Wednesday, December 23, 2015

George Clayton Johnson, RIP

You don’t know this guy. But you saw what he did.



UPDATE, 26 DEC 2015: I learned yesterday evening that I was proceeding from one of several erroneous reports of George Clayton Johnson’s death. Johnson’s son announced his father’s passing on Christmas Day. Lesson learned: check the sources. If the death notice isn’t from the family, it’s likely a hoax, or, as I suppose in this case, a matter of writing the obituary and carelessly printing it before the subject in question has passed away. 



Remember that episode of The Twilight Zone in which Jack Klugman played a game of pool with a deadly serious Jonathan Winters? George Clayton Johnson wrote that, and seven other episodes, including that one in which a very young Robert Redford played Death masquerading as a wounded police officer. Johnson is primarily remembered for his Twilight Zone work, but his story about a shape-shifting, last-of-its-kind salt vampire, “The Man Trap,” was the first episode of Star Trek ever televised, which I expect we’ll hear more about as that air date nears its 50th anniversary on 8 September 2016.
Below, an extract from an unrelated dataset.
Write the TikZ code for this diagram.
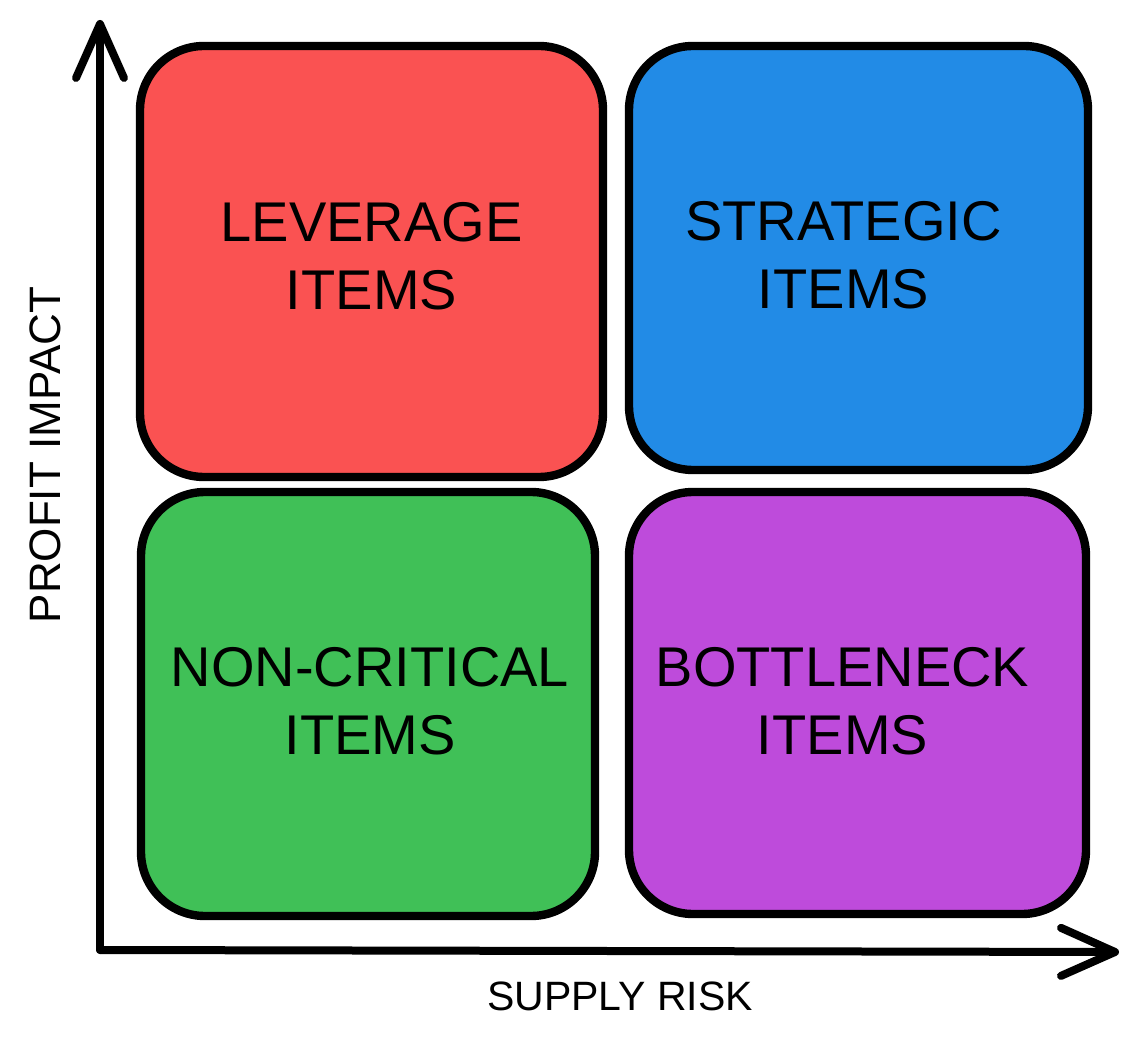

As Monsters of the Week go, the Salt Vampire
was pretty terrifying. Especially if you’re
nine years old and seeing it for the first time.
With respect to Johnson, most of Star Trek’s production people, including actor Leonard Nimoy, were against airing “The Man Trap” first, because they considered it a standard-issue Monster of the Week story. NBC, however, wanted something just like that to draw in viewers. I get the impression Johnson himself wasn’t terribly proud of the script himself, as he never talked about it much. I believe, as Nimoy did (it was in an interview with him in which I learned this story), that Star Trek’s success as a series would have been far more immediate if they had aired the shows by their shooting schedule and presented “The Corbomite Maneuver” first. It would have made for a much more spectacular series premiere.


Trust me, I’ve not quite scratched the surface
of GCJ’s career. Check out the somewhat
breathless, albeit more comprehensive obituary
where this photo comes from
All that said, any writer worth his salt, myself included, wishes he had one-tenth of one percent of George Clayton Johnson’s résumé, which included far more than Star Trek and The Twilight Zone. (His first sale that became the basis for the original Rat Pack Ocean’s 11 film, for one. Co-writing the novel that became the movie Logan’s Run, for two. There’s more.) George Clayton Johnson was one of those unsung heroes of TV and film who wrote a bunch of stories you remember seeing, but unless you’re a writer, or into classic 1960s TV fandom, you never caught his name. He lived a full, long life, did lots of neat stuff, and, as of 25 December 2015, he’s gone. As the Great Bukowski asked, not so rhetorically, “Where are the replacements?”